▶ [Material provided]:
------------------------------
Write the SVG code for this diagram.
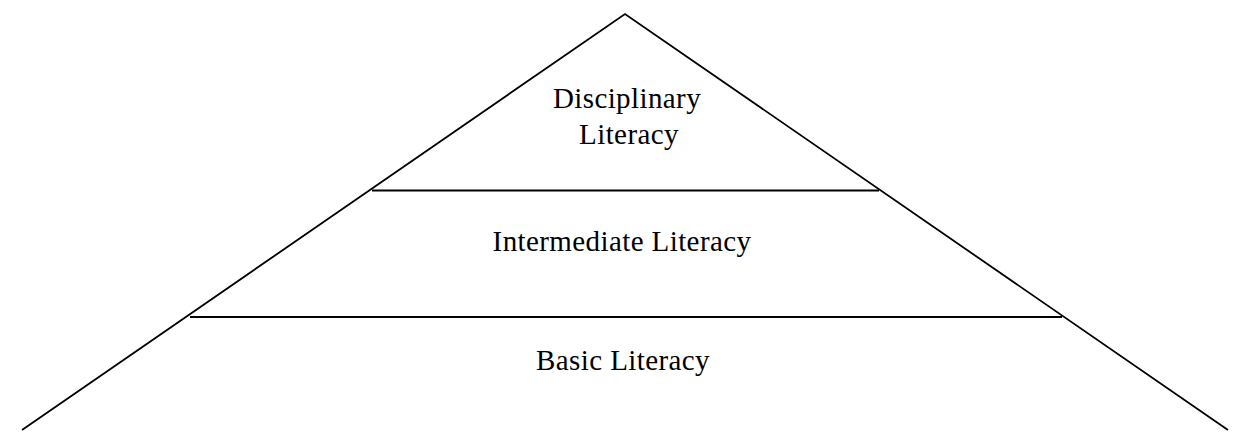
<svg xmlns="http://www.w3.org/2000/svg" width="1234" height="434" viewBox="0 0 1234 434">
<style>
.ln{stroke:#000;stroke-width:1.8;fill:none}
.t{font-family:"Liberation Serif","DejaVu Serif",serif;font-size:29px;letter-spacing:0.4px;fill:#000;text-anchor:middle}
</style>
<rect width="1234" height="434" fill="#fff"/>
<g id="connectors">
<polyline class="ln" points="22,430 625,14 1228,430"/>
<line class="ln" x1="372" y1="190.5" x2="879" y2="190.5"/>
<line class="ln" x1="190" y1="317" x2="1062" y2="317"/>
</g>
<g id="disciplinary"><text class="t" x="627" y="108">Disciplinary</text><text class="t" x="629" y="144">Literacy</text></g>
<g id="intermediate"><text class="t" x="622" y="251">Intermediate Literacy</text></g>
<g id="basic"><text class="t" x="623" y="370">Basic Literacy</text></g>
</svg>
------------------------------
Reproduce the whole listing above word for word, but not its pictures.

Write the SVG code for this diagram.
<svg xmlns="http://www.w3.org/2000/svg" width="1234" height="434" viewBox="0 0 1234 434">
<style>
.ln{stroke:#000;stroke-width:1.8;fill:none}
.t{font-family:"Liberation Serif","DejaVu Serif",serif;font-size:29px;letter-spacing:0.4px;fill:#000;text-anchor:middle}
</style>
<rect width="1234" height="434" fill="#fff"/>
<g id="connectors">
<polyline class="ln" points="22,430 625,14 1228,430"/>
<line class="ln" x1="372" y1="190.5" x2="879" y2="190.5"/>
<line class="ln" x1="190" y1="317" x2="1062" y2="317"/>
</g>
<g id="disciplinary"><text class="t" x="627" y="108">Disciplinary</text><text class="t" x="629" y="144">Literacy</text></g>
<g id="intermediate"><text class="t" x="622" y="251">Intermediate Literacy</text></g>
<g id="basic"><text class="t" x="623" y="370">Basic Literacy</text></g>
</svg>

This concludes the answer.